Print all of the lines exactly. Any picture among them stays out.

##############################

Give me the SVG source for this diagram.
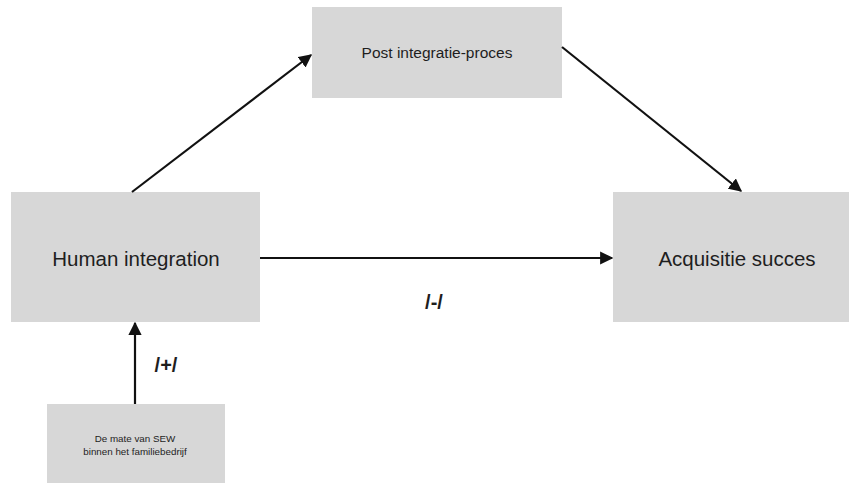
<svg xmlns="http://www.w3.org/2000/svg" width="849" height="483" viewBox="0 0 849 483">
<style>
.box{fill:#d7d7d7}
.t{font-family:"Liberation Sans",Arial,sans-serif;fill:#1e1e1e;text-anchor:middle}
.c{stroke:#111;stroke-width:2.2;fill:none;marker-end:url(#ah)}
</style>
<defs>
<marker id="ah" viewBox="0 0 10 10" refX="9" refY="5" markerWidth="6" markerHeight="6" markerUnits="strokeWidth" orient="auto">
<path d="M0,0 L10,5 L0,10 z" fill="#111"/>
</marker>
</defs>
<rect width="849" height="483" fill="#fff"/>
<g id="post">
<rect class="box" x="312" y="7" width="250" height="91"/>
<text class="t" x="437" y="58" font-size="15.5">Post integratie-proces</text>
</g>
<g id="human">
<rect class="box" x="11" y="192" width="249" height="130"/>
<text class="t" x="136" y="266" font-size="20.5">Human integration</text>
</g>
<g id="acq">
<rect class="box" x="613" y="192" width="236" height="130"/>
<text class="t" x="737" y="266" font-size="20.5">Acquisitie succes</text>
</g>
<g id="sew">
<rect class="box" x="47" y="404" width="178" height="79"/>
<text class="t" x="135" y="442" font-size="9.8" fill="#333">De mate van SEW</text>
<text class="t" x="135" y="455" font-size="9.8" fill="#333">binnen het familiebedrijf</text>
</g>
<g id="connectors">
<line class="c" x1="132" y1="192" x2="311" y2="55"/>
<line class="c" x1="562" y1="47" x2="741" y2="191"/>
<line class="c" x1="260" y1="258" x2="612" y2="258"/>
<line class="c" x1="135" y1="404" x2="135" y2="323"/>
<text class="t" x="434" y="309" font-size="20" font-weight="bold">/-/</text>
<text class="t" x="166" y="372" font-size="20" font-weight="bold">/+/</text>
</g>
</svg>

##############################

**Exercise solution:**
Give me the SVG source for this diagram.
<svg xmlns="http://www.w3.org/2000/svg" width="849" height="483" viewBox="0 0 849 483">
<style>
.box{fill:#d7d7d7}
.t{font-family:"Liberation Sans",Arial,sans-serif;fill:#1e1e1e;text-anchor:middle}
.c{stroke:#111;stroke-width:2.2;fill:none;marker-end:url(#ah)}
</style>
<defs>
<marker id="ah" viewBox="0 0 10 10" refX="9" refY="5" markerWidth="6" markerHeight="6" markerUnits="strokeWidth" orient="auto">
<path d="M0,0 L10,5 L0,10 z" fill="#111"/>
</marker>
</defs>
<rect width="849" height="483" fill="#fff"/>
<g id="post">
<rect class="box" x="312" y="7" width="250" height="91"/>
<text class="t" x="437" y="58" font-size="15.5">Post integratie-proces</text>
</g>
<g id="human">
<rect class="box" x="11" y="192" width="249" height="130"/>
<text class="t" x="136" y="266" font-size="20.5">Human integration</text>
</g>
<g id="acq">
<rect class="box" x="613" y="192" width="236" height="130"/>
<text class="t" x="737" y="266" font-size="20.5">Acquisitie succes</text>
</g>
<g id="sew">
<rect class="box" x="47" y="404" width="178" height="79"/>
<text class="t" x="135" y="442" font-size="9.8" fill="#333">De mate van SEW</text>
<text class="t" x="135" y="455" font-size="9.8" fill="#333">binnen het familiebedrijf</text>
</g>
<g id="connectors">
<line class="c" x1="132" y1="192" x2="311" y2="55"/>
<line class="c" x1="562" y1="47" x2="741" y2="191"/>
<line class="c" x1="260" y1="258" x2="612" y2="258"/>
<line class="c" x1="135" y1="404" x2="135" y2="323"/>
<text class="t" x="434" y="309" font-size="20" font-weight="bold">/-/</text>
<text class="t" x="166" y="372" font-size="20" font-weight="bold">/+/</text>
</g>
</svg>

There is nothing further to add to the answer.